Safety concern deters banks to invest in long term projects
Need no mention that the banking sector in Bangladesh is not well organized. It is beset by huge default loans that big business house and wealthy people are beholding while most banks are suffering from internal mismanagement and liquidity crisis. To be able to finance big infrastructure projects banks must have big resources but most banks were stolen in the past years by people having political links with the government. Private Banks’ sponsors also mutually laundered them showing fake project documents against fictitious loan. Most non-bank financial institutions were also stolen by top management officials. They are now trailing in dire situation.

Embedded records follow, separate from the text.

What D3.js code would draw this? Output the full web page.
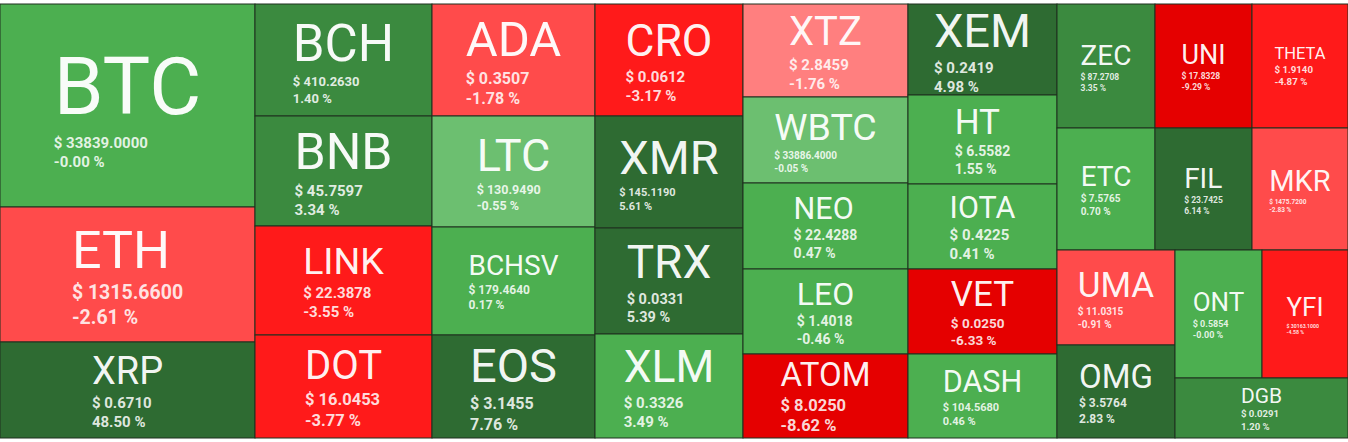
<!DOCTYPE html>
<html><head><meta charset="utf-8">
<script src="https://cdn.jsdelivr.net/npm/d3@7"></script>
<style>
html,body{margin:0;padding:0;background:#fff;}
svg{display:block;font-family:Roboto,"Noto Sans",sans-serif;}
</style>
</head><body>
<svg id="chart" width="1348" height="442"></svg>
<script>
// ---- data ----
const symbols = ["BTC","ETH","XRP","BCH","BNB","LINK","DOT","ADA","LTC","BCHSV","EOS","CRO","XMR","TRX","XLM",
  "XTZ","WBTC","NEO","LEO","ATOM","XEM","HT","IOTA","VET","DASH","ZEC","UNI","THETA","ETC","FIL","MKR","UMA","OMG","ONT","YFI","DGB"];
const prices = [33839.0, 1315.66, 0.6710, 410.2630, 45.7597, 22.3878, 16.0453, 0.3507, 130.9490, 179.4640, 3.1455, 0.0612, 145.1190, 0.0331, 0.3326,
  2.8459, 33886.4, 22.4288, 1.4018, 8.0250, 0.2419, 6.5582, 0.4225, 0.0250, 104.5680, 87.2708, 17.8328, 1.9140, 7.5765, 23.7425, 1475.72, 11.0315, 3.5764, 0.5854, 30163.1, 0.0291];
const changes = [-0.004, -2.61, 48.50, 1.40, 3.34, -3.55, -3.77, -1.78, -0.55, 0.17, 7.76, -3.17, 5.61, 5.39, 3.49,
  -1.76, -0.05, 0.47, -0.46, -8.62, 4.98, 1.55, 0.41, -6.33, 0.46, 3.35, -9.29, -4.87, 0.70, 6.14, -2.83, -0.91, 2.83, -0.004, -4.58, 1.20];
const tones = ["g1","r1","g3","g2","g2","r2","r2","r1","g0","g1","g3","r2","g3","g3","g1",
  "r0","g0","g1","g1","r3","g3","g1","g1","r3","g1","g2","r3","r2","g1","g3","r1","r1","g3","g1","r2","g2"];
// tile weights (relative areas)
const weights = [51765, 34425, 24480, 19824, 19470, 19293, 18231, 18256, 18093, 17604, 16789, 16576, 16576, 15688, 15392,
  15345, 14190, 14190, 14025, 13860, 13559, 13261, 12665, 12665, 12516, 12152, 12028, 11904, 11956, 11834, 11712, 11210, 10974, 11136, 11008, 10380];
// nesting of the tiles (columns, then rows, alternating)
const groups = [
  ["BTC","ETH","XRP"],
  ["BCH","BNB","LINK","DOT"],
  ["ADA","LTC","BCHSV","EOS"],
  ["CRO","XMR","TRX","XLM"],
  ["XTZ","WBTC","NEO","LEO","ATOM"],
  ["XEM","HT","IOTA","VET","DASH"],
  [["ZEC","UNI","THETA"],["ETC","FIL","MKR"],[["UMA","OMG"],[["ONT","YFI"],"DGB"]]]
];

// ---- styles ----
const toneColor = d3.scaleOrdinal()
  .domain(["g3","g2","g1","g0","r0","r1","r2","r3"])
  .range(["#2e6b32","#3b8a3f","#4caf50","#6cbf70","#ff7f7f","#ff4b4b","#ff1a1a","#e50000"]);
// [symbol font size, detail font size]
const labelSizes = {
  BTC:[80,15], ETH:[52,19.5], XRP:[38,15], BCH:[51,13], BNB:[50,15], LINK:[37.5,15], DOT:[40,16.5],
  ADA:[49,16], LTC:[45,12.5], BCHSV:[28,12], EOS:[47,16], CRO:[44.5,15], XMR:[47,11], TRX:[46,14.5], XLM:[44.5,15],
  XTZ:[40,15], WBTC:[37.5,10], NEO:[30.5,14], LEO:[32,14], ATOM:[33,16.5], XEM:[47,15], HT:[35,14], IOTA:[30.5,15],
  VET:[35,13.5], DASH:[30.5,11], ZEC:[28,8.5], UNI:[27,8.5], THETA:[16.5,9.7], ETC:[28,10], FIL:[28,8.5], MKR:[29,6.5],
  UMA:[35,10], OMG:[33,12], ONT:[26,9], YFI:[26,5.2], DGB:[21,9.6]
};

const chartW = 1348, chartH = 434, marginTop = 4;
const svg = d3.select("#chart");

function build(item) {
  if (typeof item === "string") {
    const i = symbols.indexOf(item);
    return { name: item, i: i, value: weights[i] };
  }
  return { children: item.map(build) };
}
const root = d3.hierarchy({ children: groups.map(build) })
  .sum(d => d.children ? 0 : d.value);
d3.treemap().tile(d3.treemapSliceDice).size([chartW, chartH]).round(false)(root);

const g = svg.append("g").attr("transform", `translate(0,${marginTop})`);
const leaves = root.leaves();

const cell = g.selectAll("g.cell").data(leaves).join("g").attr("class", "cell");
cell.append("rect")
  .attr("x", d => d.x0).attr("y", d => d.y0)
  .attr("width", d => d.x1 - d.x0).attr("height", d => d.y1 - d.y0)
  .attr("fill", d => toneColor(tones[d.data.i]))
  .attr("stroke", "#1f301f").attr("stroke-width", 1);

cell.each(function(d) {
  const sel = d3.select(this);
  const i = d.data.i;
  const [S, P] = labelSizes[d.data.name];
  const cx = (d.x0 + d.x1) / 2, cy = (d.y0 + d.y1) / 2;
  const t1 = sel.append("text").text(symbols[i])
    .attr("font-size", S).attr("fill", "#fff").attr("fill-opacity", 0.96);
  const t2 = sel.append("text").text("$ " + prices[i].toFixed(4))
    .attr("font-size", P).attr("font-weight", 700).attr("fill", "#fff").attr("fill-opacity", 0.86);
  const t3 = sel.append("text").text(changes[i].toFixed(2) + " %")
    .attr("font-size", P).attr("font-weight", 700).attr("fill", "#fff").attr("fill-opacity", 0.86);
  const w = Math.max(t1.node().getComputedTextLength(), t2.node().getComputedTextLength(), t3.node().getComputedTextLength());
  const left = cx - w / 2;
  const blockH = 1.172 * S + 2 * 1.27 * P;
  const y0 = cy - blockH / 2;
  const b1 = y0 + 0.928 * S;
  const b2 = y0 + 1.172 * S + 0.977 * P;
  const b3 = b2 + 1.27 * P;
  t1.attr("x", left).attr("y", b1);
  t2.attr("x", left).attr("y", b2);
  t3.attr("x", left).attr("y", b3);
});
</script>
</body></html>
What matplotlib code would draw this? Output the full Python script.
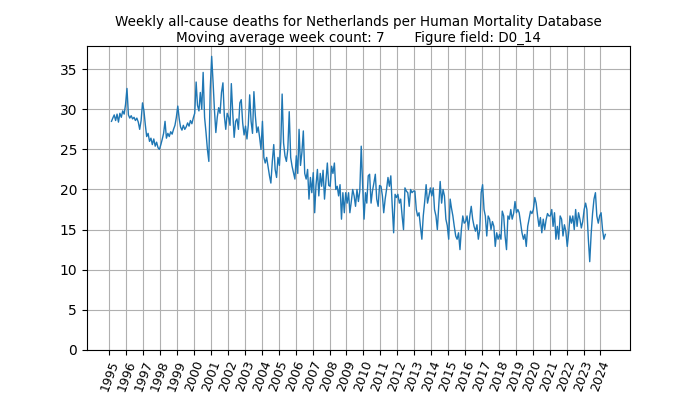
import numpy as np
import pandas as pd
import matplotlib
matplotlib.use('Agg')
import matplotlib.pyplot as plt

# -------------------------------------------------------------
# DATA (roughly one value per month)
# -------------------------------------------------------------
start_month = '1995-02-01'
values = [
    # 1995 (Feb-Dec)
    28.5, 28.9, 29.3, 28.6, 29.4, 28.4, 29.5, 29.0, 29.8, 29.4, 30.6,
    # 1996
    32.6, 29.3, 28.9, 29.2, 28.8, 29.0, 28.6, 28.9, 28.4, 27.5, 28.6, 30.8,
    # 1997
    29.8, 28.0, 26.6, 27.0, 26.0, 26.4, 25.6, 26.3, 25.4, 25.9, 25.2, 25.0,
    # 1998
    25.6, 26.3, 27.0, 28.5, 26.4, 27.0, 26.6, 27.2, 26.9, 27.5, 28.0, 29.0,
    # 1999
    30.4, 28.8, 27.8, 27.4, 28.0, 27.5, 27.8, 28.3, 27.9, 28.6, 28.2, 28.9,
    # 2000
    29.5, 33.4, 30.5, 29.8, 32.1, 30.0, 34.6, 29.0, 27.1, 25.0, 23.5, 32.5,
    # 2001
    36.6, 33.3, 30.0, 27.1, 29.0, 30.2, 29.5, 32.1, 33.3, 29.2, 27.5, 29.5,
    # 2002
    29.0, 28.0, 33.2, 29.5, 26.5, 28.5, 28.8, 27.5, 30.8, 31.2, 28.3, 26.8,
    # 2003
    27.9, 26.3, 28.0, 31.8, 28.5, 27.0, 32.2, 29.2, 27.1, 27.8, 26.5, 25.0,
    # 2004
    28.5, 24.0, 23.3, 24.0, 22.9, 21.7, 20.8, 23.5, 25.6, 22.5, 21.5, 24.0,
    # 2005
    23.0, 26.0, 31.9, 25.8, 24.2, 23.5, 25.0, 29.7, 24.0, 22.9, 22.1, 21.3,
    # 2006
    24.2, 22.0, 27.5, 23.0, 24.6, 27.3, 22.0, 21.3, 22.5, 18.8, 21.5, 19.6,
    # 2007
    22.1, 17.1, 20.5, 22.5, 19.2, 22.0, 20.4, 22.4, 18.8, 21.0, 23.3, 20.5,
    # 2008
    20.4, 22.9, 22.0, 23.3, 20.0, 20.4, 19.2, 20.6, 16.3, 19.6, 17.1, 19.6,
    # 2009
    18.3, 19.6, 17.1, 18.5, 20.0, 19.2, 17.9, 20.0, 18.5, 19.8, 25.4, 20.6,
    # 2010
    16.3, 19.6, 18.3, 21.7, 21.9, 18.3, 19.8, 20.8, 21.9, 18.8, 17.9, 20.5,
    # 2011
    20.4, 19.2, 17.1, 18.8, 20.0, 21.5, 20.4, 21.7, 17.9, 14.6, 19.4, 19.0,
    # 2012
    19.4, 18.3, 18.8, 16.7, 15.0, 20.2, 19.8, 19.6, 17.9, 20.0, 19.6, 19.8,
    # 2013
    19.8, 17.5, 16.7, 17.1, 15.4, 13.8, 16.7, 18.5, 20.6, 18.3, 19.2, 20.2,
    # 2014
    19.2, 20.2, 17.5, 16.7, 15.0, 18.0, 21.0, 18.3, 20.0, 19.2, 16.3, 15.5,
    # 2015
    13.8, 18.8, 17.7, 16.7, 15.4, 14.2, 13.8, 14.6, 12.5, 15.0, 16.7, 15.8,
    # 2016
    16.0, 16.7, 15.0, 16.7, 17.9, 16.3, 15.4, 14.8, 15.6, 13.8, 15.0, 19.6,
    # 2017
    20.6, 17.5, 16.7, 14.2, 16.7, 16.3, 15.0, 16.0, 15.4, 12.9, 14.6, 13.8,
    # 2018
    14.4, 13.8, 17.3, 16.7, 14.2, 12.5, 16.7, 16.3, 17.5, 16.3, 17.0, 18.5,
    # 2019
    17.1, 17.5, 17.1, 15.8, 14.6, 13.8, 14.4, 12.9, 15.4, 16.3, 17.3, 17.0,
    # 2020
    17.5, 19.0, 18.3, 16.7, 15.4, 16.5, 14.6, 16.3, 15.0, 16.2, 17.0, 16.7,
    # 2021
    16.7, 17.5, 15.4, 17.1, 13.8, 15.4, 13.8, 16.7, 16.3, 14.2, 15.6, 14.8,
    # 2022
    12.9, 14.6, 16.7, 15.8, 16.7, 15.0, 17.5, 15.4, 17.1, 16.3, 15.2, 16.0,
    # 2023
    17.5, 18.3, 17.5, 13.8, 11.0, 14.5, 17.0, 18.8, 19.6, 16.7, 15.8, 16.7,
    # 2024 (Jan-Apr)
    17.1, 15.0, 13.8, 14.4,
]
tick_years = list(range(1995, 2025))

title_line1 = 'Weekly all-cause deaths for Netherlands per Human Mortality Database'
title_line2 = 'Moving average week count: 7       Figure field: D0_14'

# -------------------------------------------------------------
# PLOT
# -------------------------------------------------------------
dates = pd.date_range(start_month, periods=len(values), freq='MS') + pd.Timedelta(days=14)
tick_dates = [pd.Timestamp(f'{y}-01-01') for y in tick_years]

fig = plt.figure(figsize=(7, 3.94), dpi=100)
ax = fig.add_axes([0.124, 0.112, 0.776, 0.771])

ax.plot(dates, values, color='#1f77b4', linewidth=1.0)
ax.set_ylim(bottom=0)
ax.grid(True)

ax.set_xticks(tick_dates)
ax.set_xticklabels([str(y) for y in tick_years], rotation=70, fontsize=9)
ax.tick_params(axis='x', pad=3)
ax.set_title(title_line1 + '\n' + title_line2, fontsize=9.75, pad=3)

fig.savefig('out.png', dpi=100)
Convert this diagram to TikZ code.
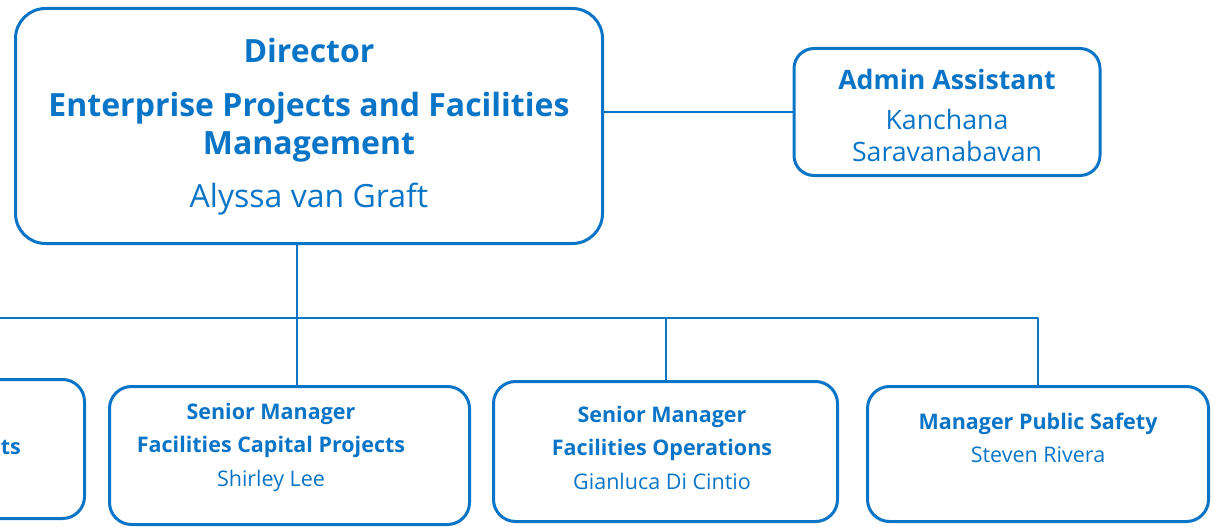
\documentclass[tikz,border=0pt]{standalone}
\usepackage{fontspec}
\setmainfont{Open Sans}
\usetikzlibrary{positioning}
\definecolor{orgblue}{HTML}{0A74C6}
\tikzset{
  box/.style={draw=orgblue, line width=3pt, rounded corners=22pt, inner sep=0pt},
  link/.style={draw=orgblue, line width=2pt},
  txt/.style={text=orgblue, align=center, inner sep=0pt},
}
\begin{document}
\begin{tikzpicture}[x=1pt, y=-1pt, line join=round]
\useasboundingbox (0,0) rectangle (1211,527);
\clip (0,0) rectangle (1211,527);
% boxes
\node[box, rounded corners=30pt, minimum width=587pt, minimum height=235pt] (director) at (309,126) {};
\node[box, rounded corners=20pt, minimum width=306pt, minimum height=127pt] (admin) at (947,112) {};
\node[box, minimum width=347pt, minimum height=139pt] (leftbox) at (-89,449) {};
\node[box, minimum width=360pt, minimum height=138pt] (capital) at (289.5,455.5) {};
\node[box, minimum width=344pt, minimum height=140pt] (ops) at (665.5,451.5) {};
\node[box, minimum width=341pt, minimum height=135pt] (safety) at (1038,454) {};
% texts
\node[txt, font=\fontsize{32}{38}\selectfont] (dirtext) at (309,127)
  {\textbf{Director}\\[16pt]\textbf{Enterprise Projects and Facilities}\\\textbf{Management}\\[15pt]Alyssa van Graft};
\node[txt, font=\fontsize{26.7}{32}\selectfont] (admintext) at (947,115)
  {\textbf{Admin Assistant}\\[8pt]Kanchana\\Saravanabavan};
\node[txt, anchor=east, font=\fontsize{21.5}{33}\selectfont\bfseries] (lefttext) at (21,447) {ts};
\node[txt, font=\fontsize{21.5}{33.5}\selectfont] (capitaltext) at (271,447)
  {\textbf{Senior Manager}\\\textbf{Facilities Capital Projects}\\Shirley Lee};
\node[txt, font=\fontsize{21.5}{33.5}\selectfont] (opstext) at (662,447.5)
  {\textbf{Senior Manager}\\\textbf{Facilities Operations}\\Gianluca Di Cintio};
\node[txt, font=\fontsize{21.5}{33}\selectfont] (safetytext) at (1038,438)
  {\textbf{Manager Public Safety}\\Steven Rivera};
% connectors
\coordinate (drop) at (297,245);
\coordinate (bus) at (0,318);
\draw[link] (admin.west) -- (admin.west -| director.east);
\draw[link] (drop) -- (drop |- capital.north);
\draw[link] (leftbox.north |- bus) -- (safety.north |- bus) -- (safety.north);
\draw[link] (ops.north |- bus) -- (ops.north);
\end{tikzpicture}
\end{document}
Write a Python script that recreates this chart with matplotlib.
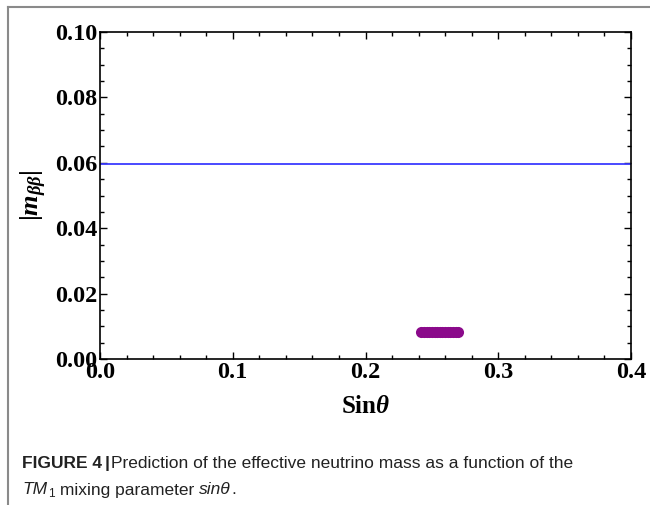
import matplotlib
matplotlib.use("Agg")
import matplotlib.pyplot as plt
from matplotlib.ticker import MultipleLocator, FormatStrFormatter
from matplotlib.lines import Line2D

# Datos
sin_theta = [0.242, 0.244, 0.246, 0.248, 0.250, 0.252, 0.254, 0.256, 0.258,
             0.260, 0.262, 0.264, 0.266, 0.268, 0.270]
m_bb = [0.0084, 0.0084, 0.0083, 0.0084, 0.0084, 0.0083, 0.0084, 0.0084, 0.0083,
        0.0084, 0.0084, 0.0083, 0.0084, 0.0084, 0.0084]
linea_x = [0.0, 0.4]
linea_y = [0.0597, 0.0597]

plt.rcParams['font.family'] = ['Liberation Serif', 'DejaVu Serif']
plt.rcParams['mathtext.fontset'] = 'custom'
plt.rcParams['mathtext.rm'] = 'Liberation Serif:bold'
plt.rcParams['mathtext.bf'] = 'Liberation Serif:bold'
plt.rcParams['mathtext.it'] = 'Liberation Serif:italic:bold'

fig = plt.figure(figsize=(6.5, 5.05), dpi=100)
ax = fig.add_axes([100 / 650, 1 - 359 / 505, 531 / 650, 327 / 505])

ax.plot(linea_x, linea_y, color='#3b3bff', lw=1.3)
ax.plot(sin_theta, m_bb, color='#8b0a8b', lw=0, marker='o', ms=8, mec='none')

ax.set_xlim(0, 0.4)
ax.set_ylim(0, 0.1)
ax.xaxis.set_major_locator(MultipleLocator(0.1))
ax.xaxis.set_minor_locator(MultipleLocator(0.02))
ax.yaxis.set_major_locator(MultipleLocator(0.02))
ax.yaxis.set_minor_locator(MultipleLocator(0.005))
ax.xaxis.set_major_formatter(FormatStrFormatter('%.1f'))
ax.yaxis.set_major_formatter(FormatStrFormatter('%.2f'))
ax.tick_params(which='both', direction='in', top=True, right=True, width=1)
ax.tick_params(which='major', length=5, labelsize=17.5, pad=2)
ax.tick_params(which='minor', length=3)
for lab in ax.get_xticklabels() + ax.get_yticklabels():
    lab.set_fontweight('bold')
for s in ax.spines.values():
    s.set_linewidth(1.2)

ax.set_xlabel(r'Sin$\it{\theta}$', fontsize=18, fontweight='bold', labelpad=9)
ax.set_ylabel(r'$|\it{m}_{\it{\beta\beta}}|$', fontsize=19, labelpad=4)

# marco gris de la captura
fig.add_artist(Line2D([8 / 650, 8 / 650], [0, 1 - 7 / 505], transform=fig.transFigure, color='#8a8a8a', lw=1.5))
fig.add_artist(Line2D([8 / 650, 1], [1 - 7 / 505, 1 - 7 / 505], transform=fig.transFigure, color='#8a8a8a', lw=1.5))

# pie de figura
cap = ['Liberation Sans', 'DejaVu Sans']
fs = 12.5
col = '#222222'
t1 = fig.text(22 / 650, 1 - 468 / 505, 'FIGURE 4', family=cap, fontweight='bold', fontsize=fs,
              va='baseline', color=col)
tb = ax.annotate('|', xy=(1, 0), xycoords=t1, xytext=(2, 0), textcoords='offset points',
                 family=cap, fontweight='bold', fontsize=fs, va='bottom', color=col, annotation_clip=False)
ax.annotate('Prediction of the effective neutrino mass as a function of the', xy=(1, 0), xycoords=tb,
            xytext=(1, 0), textcoords='offset points',
            family=cap, fontsize=fs, va='bottom', color=col, annotation_clip=False)
t2 = fig.text(22 / 650, 1 - 490 / 505, 'TM', family=cap, style='italic', fontsize=fs, va='center', color=col)
t3 = ax.annotate('1', xy=(1, 0), xycoords=t2, xytext=(1, -2), textcoords='offset points',
                 family=cap, fontsize=8.5, va='bottom', color=col, annotation_clip=False)
t4 = ax.annotate(' mixing parameter ', xy=(1, 0), xycoords=t3, xytext=(0, 2), textcoords='offset points',
                 family=cap, fontsize=fs, va='bottom', color=col, annotation_clip=False)
t5 = ax.annotate('sinθ', xy=(1, 0), xycoords=t4, family=cap, style='italic', fontsize=fs,
                 va='bottom', color=col, annotation_clip=False)
ax.annotate('.', xy=(1, 0), xycoords=t5, family=cap, fontsize=fs, va='bottom', color=col, annotation_clip=False)

fig.savefig('out.png', dpi=100)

We must say it is good sign that multilateral, bilateral or other foreign agencies are now financing more than half the country’s infrastructure projects. But these are adding financial risk to the nation’s future loan liability. In this context local commercial banks now only support 29.40 per cent financing and we must say it must increase. Here we may explore using the foreign currency reserves now spilling over $41 billion in the central bank. We would say immediate steps must be taken to increase bond market and funnel pension funds to infrastructure financing. It however needs some sort of regulatory support to address the risk issues.
We would say there should be a new look at mobilizing banks funds for infrastructure financing at a time we trying to attract more foreign investment to build infrastructure to fix our roads and ports to support external trade. But a highly corrupt dysfunctional government which has only witnessed bank laundering and capital flight by party leaders and top bureaucrats missed the point. We need change to bring change.